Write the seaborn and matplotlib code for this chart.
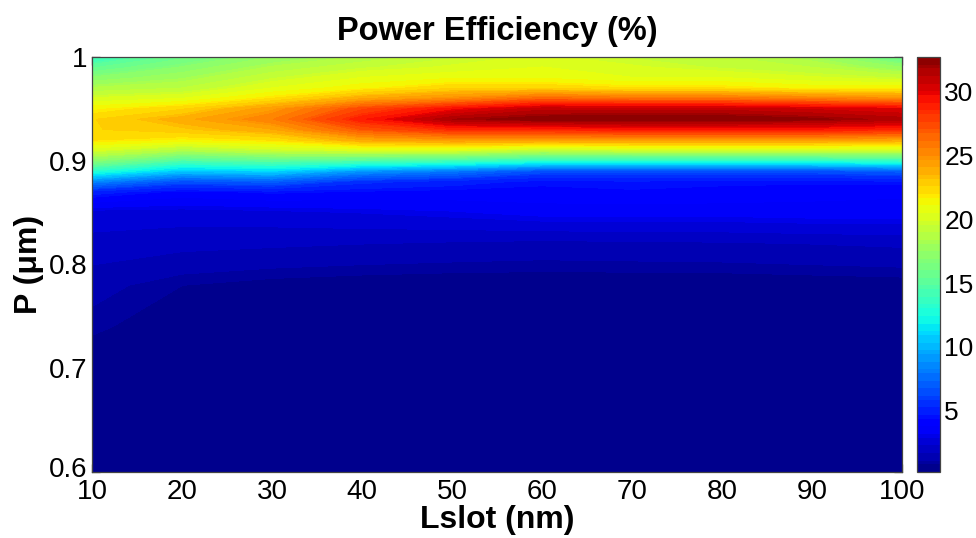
import numpy as np
import pandas as pd
import matplotlib
matplotlib.use("Agg")
import matplotlib.pyplot as plt
import matplotlib.transforms as mtransforms
import seaborn as sns
from matplotlib.colors import ListedColormap, Normalize

# Slot length (nm) and period (um) sampled in the sweep
lslot_nm = [10, 20, 30, 40, 50, 60, 70, 80, 90, 100]
period_um = [0.60, 0.70, 0.74, 0.78, 0.82, 0.85, 0.87, 0.88, 0.89, 0.90,
             0.91, 0.92, 0.93, 0.94, 0.95, 0.96, 0.97, 0.98, 0.99, 1.00]

# Power efficiency (%) for each slot length, ordered like period_um
eff_10 = [0.30, 0.40, 0.90, 1.30, 2.10, 2.60, 5.0, 8.5, 13.0, 17.0, 20.0, 22.0, 22.5, 22.5, 21.5, 20.0, 18.5, 17.0, 15.3, 13.5]
eff_20 = [0.30, 0.35, 0.45, 0.80, 1.90, 2.60, 4.2, 6.5, 10.5, 14.5, 18.5, 21.5, 23.0, 23.8, 22.5, 20.5, 19.0, 18.0, 17.0, 15.8]
eff_30 = [0.25, 0.30, 0.35, 0.60, 1.80, 2.70, 4.5, 7.0, 11.0, 15.0, 19.5, 22.0, 24.0, 25.5, 24.5, 22.0, 20.5, 19.5, 18.5, 17.5]
eff_40 = [0.25, 0.28, 0.30, 0.50, 1.70, 2.90, 4.3, 5.5, 9.0, 14.5, 20.0, 24.0, 27.0, 29.0, 27.5, 24.0, 21.5, 20.5, 19.5, 18.5]
eff_50 = [0.22, 0.25, 0.28, 0.45, 1.60, 3.10, 4.2, 5.0, 8.0, 14.0, 20.0, 24.5, 28.5, 31.8, 29.5, 25.0, 22.5, 21.0, 20.0, 19.5]
eff_60 = [0.20, 0.25, 0.30, 0.45, 1.50, 3.40, 4.2, 4.5, 6.5, 13.0, 19.0, 24.5, 28.5, 32.6, 31.0, 26.5, 22.5, 21.0, 20.5, 20.0]
eff_70 = [0.20, 0.25, 0.30, 0.45, 1.55, 3.40, 4.3, 4.6, 6.5, 13.0, 19.5, 24.5, 29.0, 32.7, 31.0, 26.0, 22.0, 20.5, 20.0, 19.5]
eff_80 = [0.20, 0.25, 0.30, 0.45, 1.60, 3.40, 4.2, 4.5, 6.5, 13.0, 19.5, 24.5, 29.0, 32.7, 31.0, 26.0, 22.0, 20.5, 19.5, 19.0]
eff_90 = [0.20, 0.25, 0.30, 0.50, 1.70, 3.50, 4.0, 4.5, 6.5, 13.0, 19.5, 24.5, 29.0, 32.3, 30.5, 25.5, 21.5, 20.0, 19.0, 18.0]
eff_100 = [0.20, 0.25, 0.30, 0.55, 1.80, 3.50, 3.9, 4.6, 7.0, 13.5, 19.5, 24.0, 28.5, 31.5, 30.0, 25.0, 21.5, 19.5, 17.5, 15.5]

columns = [eff_10, eff_20, eff_30, eff_40, eff_50, eff_60, eff_70, eff_80, eff_90, eff_100]

records = []
for L, col in zip(lslot_nm, columns):
    for P, v in zip(period_um, col):
        records.append({"Lslot": L, "P": P, "eff": v})
df = pd.DataFrame(records)
grid = df.pivot(index="P", columns="Lslot", values="eff")

sns.set_style("ticks")
plt.rcParams["font.family"] = ["Liberation Sans", "DejaVu Sans"]
plt.rcParams["text.color"] = "black"
plt.rcParams["axes.labelcolor"] = "black"
plt.rcParams["xtick.color"] = "black"
plt.rcParams["ytick.color"] = "black"

fig = plt.figure(figsize=(9.76, 5.38), dpi=100)
ax = fig.add_axes([92 / 976, 66 / 538, 810 / 976, 415 / 538])
cax = fig.add_axes([917 / 976, 66 / 538, 23 / 976, 415 / 538])

# 64-colour jet map, many filled levels
jet64 = ListedColormap(sns.mpl_palette("jet", 64))
vmin, vmax = float(df["eff"].min()), float(df["eff"].max())
levels = np.linspace(vmin, vmax, 110)
X, Y = np.meshgrid(grid.columns.values, grid.index.values)
cs = ax.contourf(X, Y, grid.values, levels=levels, cmap=jet64,
                 norm=Normalize(vmin=vmin, vmax=vmax))

ax.set_xlim(10, 100)
ax.set_ylim(0.6, 1.0)
ax.set_xticks(lslot_nm)
ax.set_yticks([0.6, 0.7, 0.8, 0.9, 1.0])
ax.set_yticklabels(["0.6", "0.7", "0.8", "0.9", "1"])
ax.tick_params(axis="both", direction="in", length=6, width=0.9, top=True,
               right=True, labelsize=20, color="#1a1a1a")
ax.tick_params(axis="x", pad=5)
ax.tick_params(axis="y", pad=3)
# lift the bottom y label a few pixels so it clears the first x label
first_y = ax.yaxis.get_major_ticks()[0].label1
first_y.set_transform(first_y.get_transform() +
                      mtransforms.ScaledTranslation(0, 5 / 100, fig.dpi_scale_trans))
for s in ax.spines.values():
    s.set_color("#444444")
    s.set_linewidth(0.9)

ax.set_title("Power Efficiency (%)", fontsize=23.5, fontweight="bold", pad=12)
ax.set_xlabel("Lslot (nm)", fontsize=23, fontweight="bold", labelpad=0)
ax.set_ylabel("P (\u03bcm)", fontsize=23, fontweight="bold", labelpad=4)

cb = fig.colorbar(cs, cax=cax)
cb.set_ticks([5, 10, 15, 20, 25, 30])
cb.ax.tick_params(direction="in", length=5, width=0.9, left=True, right=True,
                  labelsize=19, pad=3, color="#1a1a1a")
cb.outline.set_edgecolor("#444444")
cb.outline.set_linewidth(0.9)

fig.savefig("out.png", dpi=100)
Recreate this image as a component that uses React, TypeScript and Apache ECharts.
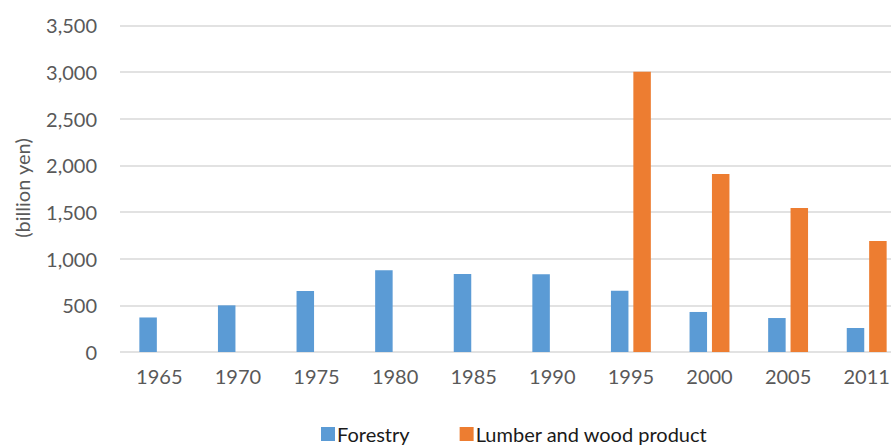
import React, { useEffect, useRef } from "react";
import * as echarts from "echarts";

const categories = ["1965", "1970", "1975", "1980", "1985", "1990", "1995", "2000", "2005", "2011"];
const forestry = [370, 500, 655, 875, 835, 832, 657, 429, 364, 257];
const lumber = [null, null, null, null, null, null, 3003, 1907, 1543, 1189];
const seriesNames = ["Forestry", "Lumber and wood product"];
const yAxisTitle = "(billion yen)";

const FONT = "Lato, 'Open Sans', sans-serif";

export default function App() {
  const ref = useRef<HTMLDivElement>(null);
  useEffect(() => {
    if (!ref.current) return;
    const chart = echarts.init(ref.current, undefined, { renderer: "svg" });
    chart.setOption({
      animation: false,
      backgroundColor: "#ffffff",
      textStyle: { fontFamily: FONT },
      grid: { left: 120, right: 0, top: 25.4, bottom: 96, containLabel: false },
      legend: {
        left: 316,
        top: 419,
        itemWidth: 14,
        itemHeight: 14,
        itemGap: 50,
        icon: "rect",
        textStyle: { fontFamily: FONT, fontSize: 20, color: "#1a1a1a", padding: [0, 0, 0, -3] },
        data: seriesNames,
      },
      xAxis: {
        type: "category",
        data: categories,
        axisLine: { show: false },
        axisTick: { show: false },
        axisLabel: { fontFamily: FONT, fontSize: 20, color: "#595959", margin: 14 },
      },
      yAxis: {
        type: "value",
        min: 0,
        max: 3500,
        interval: 500,
        axisLine: { show: false },
        axisTick: { show: false },
        splitLine: { lineStyle: { color: "#d9d9d9", width: 1.5 } },
        axisLabel: {
          fontFamily: FONT,
          fontSize: 20,
          color: "#595959",
          margin: 23,
          formatter: (v: number) => v.toLocaleString("en-US"),
        },
      },
      graphic: [
        {
          type: "text",
          x: 22,
          y: 188,
          rotation: Math.PI / 2,
          style: {
            text: yAxisTitle,
            fontFamily: FONT,
            fontSize: 20,
            fill: "#595959",
            align: "center",
            verticalAlign: "middle",
          },
        },
      ],
      series: [
        {
          name: seriesNames[0],
          type: "bar",
          data: forestry,
          barWidth: 17.5,
          barGap: "28%",
          itemStyle: { color: "#5B9BD5" },
        },
        {
          name: seriesNames[1],
          type: "bar",
          data: lumber,
          barWidth: 17.5,
          barGap: "28%",
          itemStyle: { color: "#ED7D31" },
        },
      ],
    });
    return () => chart.dispose();
  }, []);
  return (
    <div style={{ position: "fixed", left: 0, top: 0, width: 891, height: 448, overflow: "hidden", background: "#fff" }}>
      <div ref={ref} style={{ width: 906, height: 448 }} />
    </div>
  );
}
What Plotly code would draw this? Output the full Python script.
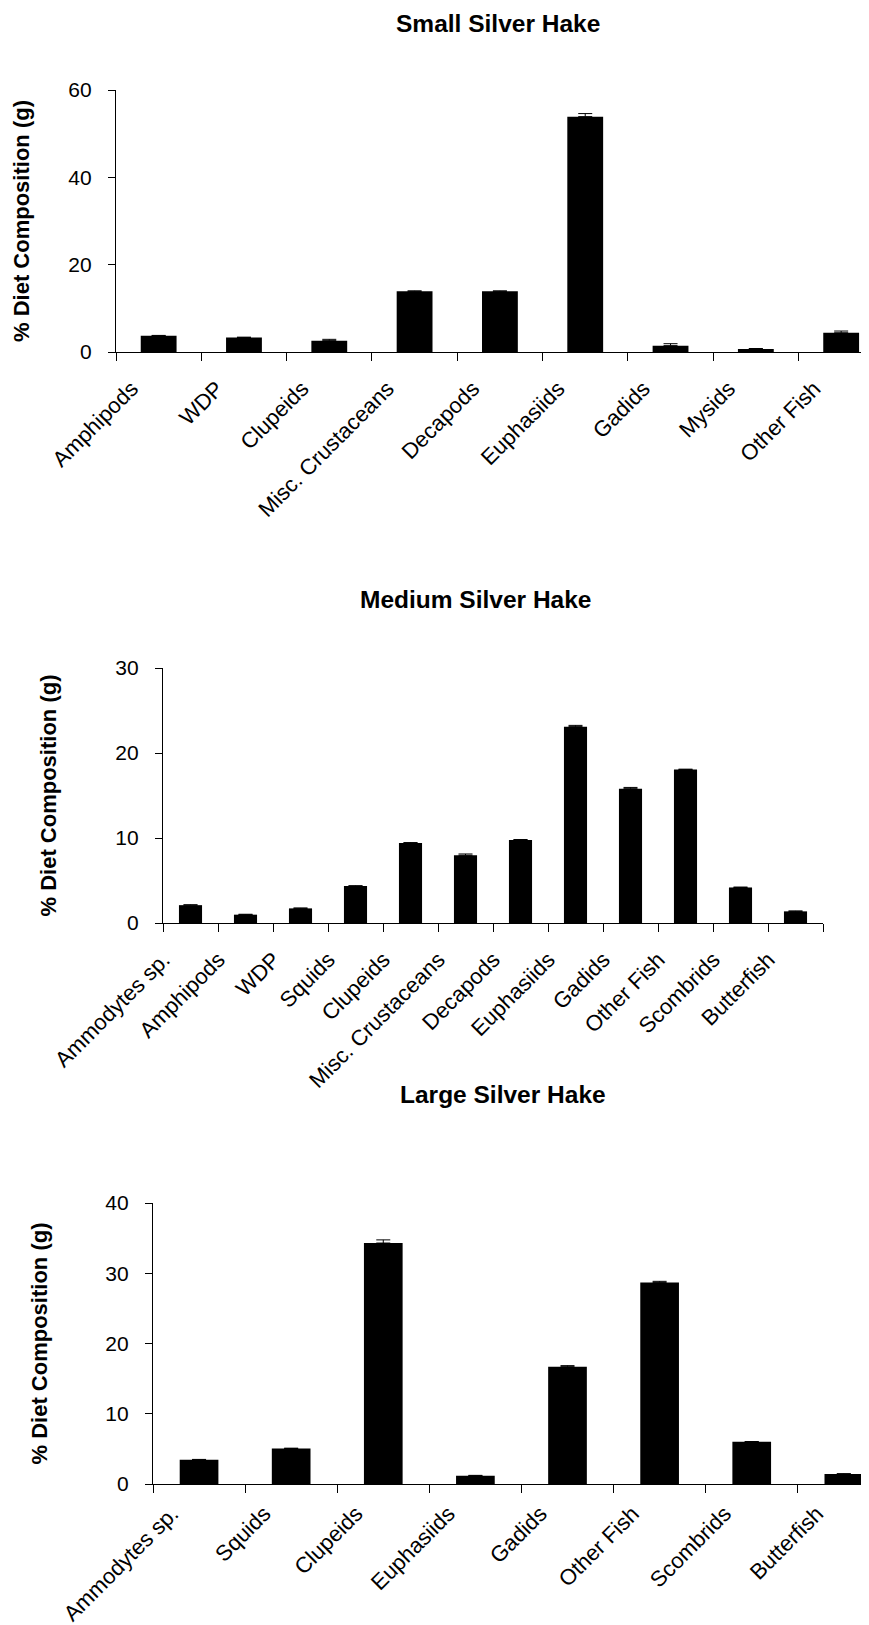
import plotly.graph_objects as go

# ---------------- data ----------------
small_cats = ["Amphipods", "WDP", "Clupeids", "Misc. Crustaceans", "Decapods",
              "Euphasiids", "Gadids", "Mysids", "Other Fish"]
small_vals = [3.7, 3.3, 2.6, 13.9, 13.9, 53.9, 1.45, 0.7, 4.4]
small_err = [0.1, 0.1, 0.3, 0.1, 0.1, 0.7, 0.45, 0.1, 0.4]

medium_cats = ["Ammodytes sp.", "Amphipods", "WDP", "Squids", "Clupeids",
               "Misc. Crustaceans", "Decapods", "Euphasiids", "Gadids",
               "Other Fish", "Scombrids", "Butterfish"]
medium_vals = [2.1, 0.98, 1.72, 4.34, 9.41, 7.97, 9.77, 23.1, 15.8, 18.05, 4.18, 1.37]
medium_err = [0.05, 0.05, 0.05, 0.05, 0.05, 0.15, 0.05, 0.15, 0.15, 0.05, 0.05, 0.05]

large_cats = ["Ammodytes sp.", "Squids", "Clupeids", "Euphasiids", "Gadids",
              "Other Fish", "Scombrids", "Butterfish"]
large_vals = [3.45, 5.05, 34.3, 1.18, 16.7, 28.7, 6.0, 1.42]
large_err = [0.05, 0.05, 0.45, 0.05, 0.15, 0.15, 0.05, 0.05]

titles = ["Small Silver Hake", "Medium Silver Hake", "Large Silver Hake"]
y_title = "% Diet Composition (g)"

# ---------------- layout helpers ----------------
W, H = 869, 1625
FONT = "Arial, 'Liberation Sans', sans-serif"


def ydom(bottom_px, top_px):
    return [1 - bottom_px / H, 1 - top_px / H]


panels = [
    dict(cats=small_cats, vals=small_vals, err=small_err, xd=[108 / W, 1.0],
         yd=ydom(344, 82), yr=[0, 60], dt=20, xr=[-0.5, 8.42],
         tx=490, ty=15, ytx=13, so=14),
    dict(cats=medium_cats, vals=medium_vals, err=medium_err, xd=[155 / W, 815 / W],
         yd=ydom(915, 660), yr=[0, 30], dt=10, xr=[-0.5, 11.5],
         tx=468, ty=591, ytx=40, so=14),
    dict(cats=large_cats, vals=large_vals, err=large_err, xd=[145 / W, 1.0],
         yd=ydom(1476, 1195), yr=[0, 40], dt=10, xr=[-0.5, 7.36],
         tx=495, ty=1086, ytx=31, so=7),
]

fig = go.Figure()
annotations = []
for i, p in enumerate(panels):
    sfx = "" if i == 0 else str(i + 1)
    fig.add_trace(go.Bar(
        x=p["cats"], y=p["vals"], width=0.42,
        marker=dict(color="black", line=dict(width=0)),
        error_y=dict(type="data", symmetric=False, array=p["err"],
                     arrayminus=[0] * len(p["err"]), color="black",
                     thickness=1, width=7),
        xaxis="x" + sfx, yaxis="y" + sfx, showlegend=False,
    ))
    fig.layout["xaxis" + sfx] = dict(
        domain=p["xd"], anchor="y" + sfx, type="category",
        categoryorder="array", categoryarray=p["cats"],
        range=p["xr"], tickson="boundaries", ticks="outside", ticklen=8,
        tickwidth=1.3, tickcolor="black", showline=True, linecolor="black",
        linewidth=1.3, tickangle=-45, showgrid=False, zeroline=False,
        tickfont=dict(family=FONT, size=22, color="black"),
        ticklabelstandoff=p["so"], ticklabelshift=-27, automargin=False,
    )
    fig.layout["yaxis" + sfx] = dict(
        domain=p["yd"], anchor="x" + sfx, range=p["yr"], dtick=p["dt"],
        tick0=0, ticks="outside", ticklen=7, tickwidth=1.3, tickcolor="black",
        showline=True, linecolor="black", linewidth=1.3, showgrid=False,
        zeroline=False, tickfont=dict(family=FONT, size=21, color="black"),
        ticklabelstandoff=12, automargin=False,
    )
    # panel title
    annotations.append(dict(
        text="<b>%s</b>" % titles[i], x=p["tx"] / W, y=1 - p["ty"] / H,
        xref="paper", yref="paper", xanchor="center", yanchor="middle",
        showarrow=False, font=dict(family=FONT, size=24.5, color="black"),
    ))
    # y axis title
    ymid = (p["yd"][0] + p["yd"][1]) / 2
    annotations.append(dict(
        text="<b>%s</b>" % y_title, x=p["ytx"] / W, y=ymid,
        xref="paper", yref="paper", xanchor="center", yanchor="middle",
        textangle=-90, showarrow=False,
        font=dict(family=FONT, size=22, color="black"),
    ))

fig.update_layout(
    width=W, height=H,
    margin=dict(l=0, r=0, t=0, b=0, pad=0, autoexpand=False),
    paper_bgcolor="white", plot_bgcolor="white",
    annotations=annotations, bargap=0.58,
)

fig.write_html("out.html")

========================

## PROBLEM REQUIREMENTS
Print the data above verbatim from the first line through the line holding "0.91, 0.92, 0.93, 0.94, 0.95, 0.96, 0.97, 0.98, 0.99, 1.00]", leaving every picture out.

## ANSWER IN FULL
Write the seaborn and matplotlib code for this chart.
import numpy as np
import pandas as pd
import matplotlib
matplotlib.use("Agg")
import matplotlib.pyplot as plt
import matplotlib.transforms as mtransforms
import seaborn as sns
from matplotlib.colors import ListedColormap, Normalize

# Slot length (nm) and period (um) sampled in the sweep
lslot_nm = [10, 20, 30, 40, 50, 60, 70, 80, 90, 100]
period_um = [0.60, 0.70, 0.74, 0.78, 0.82, 0.85, 0.87, 0.88, 0.89, 0.90,
             0.91, 0.92, 0.93, 0.94, 0.95, 0.96, 0.97, 0.98, 0.99, 1.00]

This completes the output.